A Great Journey

Coaching in CommunityTransitions are powerful yet never easy. Life is full of them, these shifts and changes of landscape and journeying, movement that we must all make in and of ourselves.

Perhaps you are in your own transition, becoming a new creature yourself, moving in new ways, stretching to reach for things you had not reached for before, and others around you are not so impressed, and certainly don’t know what to do with themselves in context of you.

My own journey has been full of people not able to carry on alongside me. And while it has been a disillusioning process with much grief, I’ve learned a few things along the way and perhaps I can validate and encourage what I suspect is your journey as well.

The image that comes to mind is that of a train. You start off from the station, slowly at first, taking an easy pace for some time in fact. Those on board are enjoying the breeze, there is excitement in the air, you are all in this together and things look great.

But then the train catches into the next gear, the wind whips by a little faster, and a few of those on board are not okay any longer. It’s going too fast, the scenery flashes by a little too quickly, there are a few unknowns coming to light, not everything is as sure as it could be, and before you know it a few dear friends have fallen off at the side.

At some point in time the pace picks up even more. And if there wasn’t difficulty enough, you are now traveling through mountains. With cliffs dropping off into hundred-foot drops, with heart-numbing tunnels at which (for some time) there is no light at the end, and with corners that test the stoutest of souls, another number of those who’ve been alongside simply yet hastily get off at the next available stop.

Not only does the train not stop, it actually picks up speed. Now you are really moving. This train is really traveling. Gathering momentum you are out of the mountains and on the long stretches of prairie. While the risks are not so profound, the speed has increased and the destination is not so much somewhere to arrive at, but a process by which to live. And still more drop off at the sides.

At this point in the story, repeat and then repeat some more, repeat and then repeat some more.

The first few times I encountered this kind of loss and cost in the journey, the grief wracked my being for weeks. There was disillusionment and dismay. I would wonder about myself, looking for who to blame and where to launch my disappointments.

But of course, while grieving is always useful, looking to hurt someone as keenly as that hurt is piercing my own heart is never a good solution (and that is an understatement).

Learning to grieve and to let go, allowing compassion to coat all of our relationships simply makes it plain that not everyone can move alongside where we are called to go, and that is simply OK.

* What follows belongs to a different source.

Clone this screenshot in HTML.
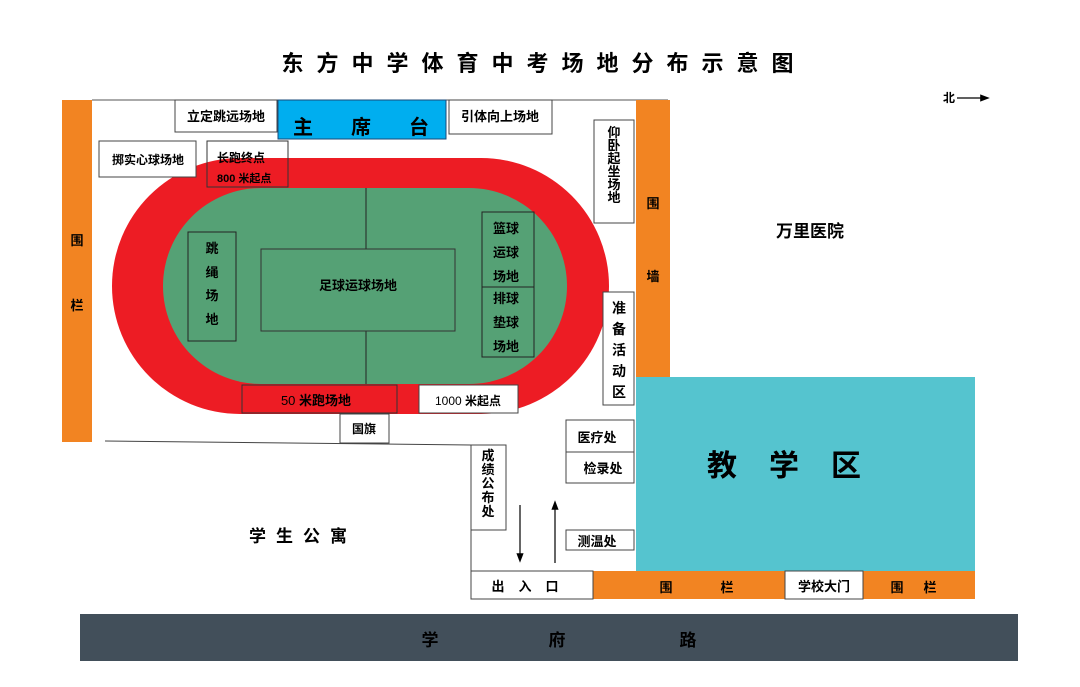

We don’t need to fix it, don’t need to manage or manipulate a different outcome.

Grieving creates nimbleness in our hearts. For what this train story does not show, is that at every phase along the way, new people are coming on board.

At every stage there are those who come on board for a specific time and place and gift set added to the journey. They are very rarely those we began the journey with, they are new contacts, new hearts, new souls alongside which we travel.

So while the journey is never easy, it is incredibly rich.

I’ve also come to see that the input of each individual along the way is not diminished by their not being able to stay on the train. Rather the ability to recognize and commend and thank each and every person along the way, opens our own hearts and minds to receive others who have yet to come on board.

Once we release the ones who have dropped off, we can accept and fully embrace those who are set to journey a future piece of our landscape.

I don’t know your journey or your own transitional times, but I do know that the people change along the way. Take this to heart, cry and grieve the loss and the cost, as many times as you need.

But the real point: keep your heart open and your life nimble to welcome and embrace those who will show up at that next part of your journey. They will bring something that the others could not bring, something that you will need for that next step.